◆ AIM ◆
Reproduce each line from the first in the data through the line that contains "import matplotlib.dates as mdates" exactly; give nothing else.

◆ MATERIAL PROVIDED ◆
* * *

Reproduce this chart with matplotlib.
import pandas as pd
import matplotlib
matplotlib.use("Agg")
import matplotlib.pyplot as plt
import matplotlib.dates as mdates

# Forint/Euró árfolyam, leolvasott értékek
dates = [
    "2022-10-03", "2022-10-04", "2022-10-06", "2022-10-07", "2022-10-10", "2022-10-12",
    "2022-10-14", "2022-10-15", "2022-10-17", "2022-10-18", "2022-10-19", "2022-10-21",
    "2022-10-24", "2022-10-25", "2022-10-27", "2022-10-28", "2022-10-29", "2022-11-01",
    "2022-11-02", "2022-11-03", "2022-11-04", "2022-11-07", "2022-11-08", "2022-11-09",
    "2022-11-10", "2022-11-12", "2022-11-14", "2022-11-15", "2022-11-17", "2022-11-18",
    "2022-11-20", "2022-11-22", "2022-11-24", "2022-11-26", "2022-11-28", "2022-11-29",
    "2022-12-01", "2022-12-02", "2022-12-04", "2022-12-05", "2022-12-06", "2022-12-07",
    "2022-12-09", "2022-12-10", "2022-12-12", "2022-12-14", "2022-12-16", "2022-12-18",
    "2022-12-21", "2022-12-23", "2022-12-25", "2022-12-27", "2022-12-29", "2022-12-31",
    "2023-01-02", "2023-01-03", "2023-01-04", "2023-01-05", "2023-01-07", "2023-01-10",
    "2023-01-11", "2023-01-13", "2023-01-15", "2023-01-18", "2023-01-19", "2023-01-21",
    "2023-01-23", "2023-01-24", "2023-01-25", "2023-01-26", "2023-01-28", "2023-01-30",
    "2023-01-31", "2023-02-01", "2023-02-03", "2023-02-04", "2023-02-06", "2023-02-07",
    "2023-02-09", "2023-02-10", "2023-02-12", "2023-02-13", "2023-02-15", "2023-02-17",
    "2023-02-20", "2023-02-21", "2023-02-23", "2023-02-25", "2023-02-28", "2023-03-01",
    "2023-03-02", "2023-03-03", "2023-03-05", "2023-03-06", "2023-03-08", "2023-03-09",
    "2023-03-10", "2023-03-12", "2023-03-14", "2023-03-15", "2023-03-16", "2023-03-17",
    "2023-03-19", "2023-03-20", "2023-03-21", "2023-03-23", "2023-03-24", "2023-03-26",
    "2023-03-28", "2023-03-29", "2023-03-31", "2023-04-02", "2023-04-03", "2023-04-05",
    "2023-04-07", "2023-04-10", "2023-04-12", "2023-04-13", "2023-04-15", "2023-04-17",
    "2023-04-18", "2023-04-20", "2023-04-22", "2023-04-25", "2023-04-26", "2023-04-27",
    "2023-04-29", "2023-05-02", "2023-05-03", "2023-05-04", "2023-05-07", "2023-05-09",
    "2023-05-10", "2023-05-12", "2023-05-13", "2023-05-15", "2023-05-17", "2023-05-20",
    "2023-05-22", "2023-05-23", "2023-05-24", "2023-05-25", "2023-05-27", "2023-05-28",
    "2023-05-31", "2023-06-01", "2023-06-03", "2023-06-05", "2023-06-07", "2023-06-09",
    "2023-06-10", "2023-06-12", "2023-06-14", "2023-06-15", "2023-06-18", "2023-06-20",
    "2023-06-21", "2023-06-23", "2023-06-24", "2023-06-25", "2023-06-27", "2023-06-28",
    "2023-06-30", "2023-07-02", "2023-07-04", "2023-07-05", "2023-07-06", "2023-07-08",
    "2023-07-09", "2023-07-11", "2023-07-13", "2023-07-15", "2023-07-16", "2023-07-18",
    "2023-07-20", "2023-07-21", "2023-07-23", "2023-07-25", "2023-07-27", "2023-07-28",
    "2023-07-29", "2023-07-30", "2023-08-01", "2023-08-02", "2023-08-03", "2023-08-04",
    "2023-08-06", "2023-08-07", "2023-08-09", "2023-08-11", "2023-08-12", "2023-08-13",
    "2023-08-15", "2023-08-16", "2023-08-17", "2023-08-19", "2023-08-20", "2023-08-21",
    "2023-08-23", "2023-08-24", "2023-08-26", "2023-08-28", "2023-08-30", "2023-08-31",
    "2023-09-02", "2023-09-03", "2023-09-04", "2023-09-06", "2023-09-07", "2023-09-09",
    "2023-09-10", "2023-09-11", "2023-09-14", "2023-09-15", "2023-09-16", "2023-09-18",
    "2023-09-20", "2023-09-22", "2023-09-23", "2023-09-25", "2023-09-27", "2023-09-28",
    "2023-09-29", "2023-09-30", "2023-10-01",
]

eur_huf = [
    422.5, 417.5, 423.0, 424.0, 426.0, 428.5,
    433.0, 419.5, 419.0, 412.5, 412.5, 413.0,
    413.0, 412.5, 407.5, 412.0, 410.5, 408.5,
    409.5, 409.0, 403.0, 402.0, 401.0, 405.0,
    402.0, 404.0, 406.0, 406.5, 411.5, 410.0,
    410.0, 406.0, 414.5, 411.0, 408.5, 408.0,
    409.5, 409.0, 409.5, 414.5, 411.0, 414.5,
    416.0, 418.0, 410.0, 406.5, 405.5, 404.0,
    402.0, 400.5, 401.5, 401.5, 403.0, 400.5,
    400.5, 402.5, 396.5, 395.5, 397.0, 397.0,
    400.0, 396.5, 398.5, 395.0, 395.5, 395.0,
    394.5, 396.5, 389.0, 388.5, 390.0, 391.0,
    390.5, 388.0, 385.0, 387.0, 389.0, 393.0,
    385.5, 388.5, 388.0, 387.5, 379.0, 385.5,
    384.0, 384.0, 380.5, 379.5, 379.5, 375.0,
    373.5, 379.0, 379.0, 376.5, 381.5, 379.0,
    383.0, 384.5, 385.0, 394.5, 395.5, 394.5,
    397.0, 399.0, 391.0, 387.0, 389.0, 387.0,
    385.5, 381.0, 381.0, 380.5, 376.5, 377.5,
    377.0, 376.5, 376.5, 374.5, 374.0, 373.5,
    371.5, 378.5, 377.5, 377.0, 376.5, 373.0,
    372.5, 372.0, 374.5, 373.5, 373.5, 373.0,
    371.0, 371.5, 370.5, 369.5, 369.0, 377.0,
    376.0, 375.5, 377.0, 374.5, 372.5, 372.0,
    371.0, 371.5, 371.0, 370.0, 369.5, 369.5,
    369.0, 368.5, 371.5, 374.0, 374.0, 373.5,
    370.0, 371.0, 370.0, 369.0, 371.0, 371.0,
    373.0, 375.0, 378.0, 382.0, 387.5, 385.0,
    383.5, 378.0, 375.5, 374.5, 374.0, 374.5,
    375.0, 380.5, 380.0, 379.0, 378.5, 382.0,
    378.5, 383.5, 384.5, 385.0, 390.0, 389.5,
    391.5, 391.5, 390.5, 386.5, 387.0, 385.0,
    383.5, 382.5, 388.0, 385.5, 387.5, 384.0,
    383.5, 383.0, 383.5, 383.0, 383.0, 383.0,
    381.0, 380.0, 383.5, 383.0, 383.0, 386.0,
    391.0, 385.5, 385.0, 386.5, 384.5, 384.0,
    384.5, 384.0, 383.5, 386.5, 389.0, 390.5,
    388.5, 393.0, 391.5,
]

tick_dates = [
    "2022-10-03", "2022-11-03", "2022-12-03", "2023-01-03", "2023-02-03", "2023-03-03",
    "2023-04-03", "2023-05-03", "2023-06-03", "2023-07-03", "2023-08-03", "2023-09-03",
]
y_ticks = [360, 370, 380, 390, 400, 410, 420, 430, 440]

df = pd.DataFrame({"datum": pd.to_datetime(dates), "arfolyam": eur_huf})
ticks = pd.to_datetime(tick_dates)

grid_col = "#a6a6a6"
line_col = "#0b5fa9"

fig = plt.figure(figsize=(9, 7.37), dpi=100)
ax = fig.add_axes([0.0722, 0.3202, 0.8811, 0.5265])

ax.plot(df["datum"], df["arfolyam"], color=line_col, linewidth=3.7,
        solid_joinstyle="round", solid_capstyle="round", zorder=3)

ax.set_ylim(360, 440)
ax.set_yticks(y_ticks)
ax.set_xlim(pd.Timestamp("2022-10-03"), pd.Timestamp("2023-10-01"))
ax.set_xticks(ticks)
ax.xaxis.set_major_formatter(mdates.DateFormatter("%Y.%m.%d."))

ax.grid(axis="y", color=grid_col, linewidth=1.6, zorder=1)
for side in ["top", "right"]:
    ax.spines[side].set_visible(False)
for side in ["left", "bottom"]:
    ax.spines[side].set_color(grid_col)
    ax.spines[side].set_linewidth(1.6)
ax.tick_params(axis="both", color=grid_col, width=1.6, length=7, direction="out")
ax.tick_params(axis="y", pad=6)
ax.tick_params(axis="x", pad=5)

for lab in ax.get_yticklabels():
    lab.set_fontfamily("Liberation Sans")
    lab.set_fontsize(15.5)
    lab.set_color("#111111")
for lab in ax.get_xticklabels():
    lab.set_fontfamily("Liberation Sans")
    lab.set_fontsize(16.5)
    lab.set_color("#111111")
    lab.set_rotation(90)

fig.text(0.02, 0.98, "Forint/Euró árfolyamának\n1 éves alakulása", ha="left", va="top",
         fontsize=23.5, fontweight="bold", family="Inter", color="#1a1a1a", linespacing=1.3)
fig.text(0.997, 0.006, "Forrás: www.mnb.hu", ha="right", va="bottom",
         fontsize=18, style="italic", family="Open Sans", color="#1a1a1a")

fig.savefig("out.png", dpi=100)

* * *

◆ SOLUTION FOR THIS PROBLEM ◆
Reproduce this chart with matplotlib.
import pandas as pd
import matplotlib
matplotlib.use("Agg")
import matplotlib.pyplot as plt
import matplotlib.dates as mdates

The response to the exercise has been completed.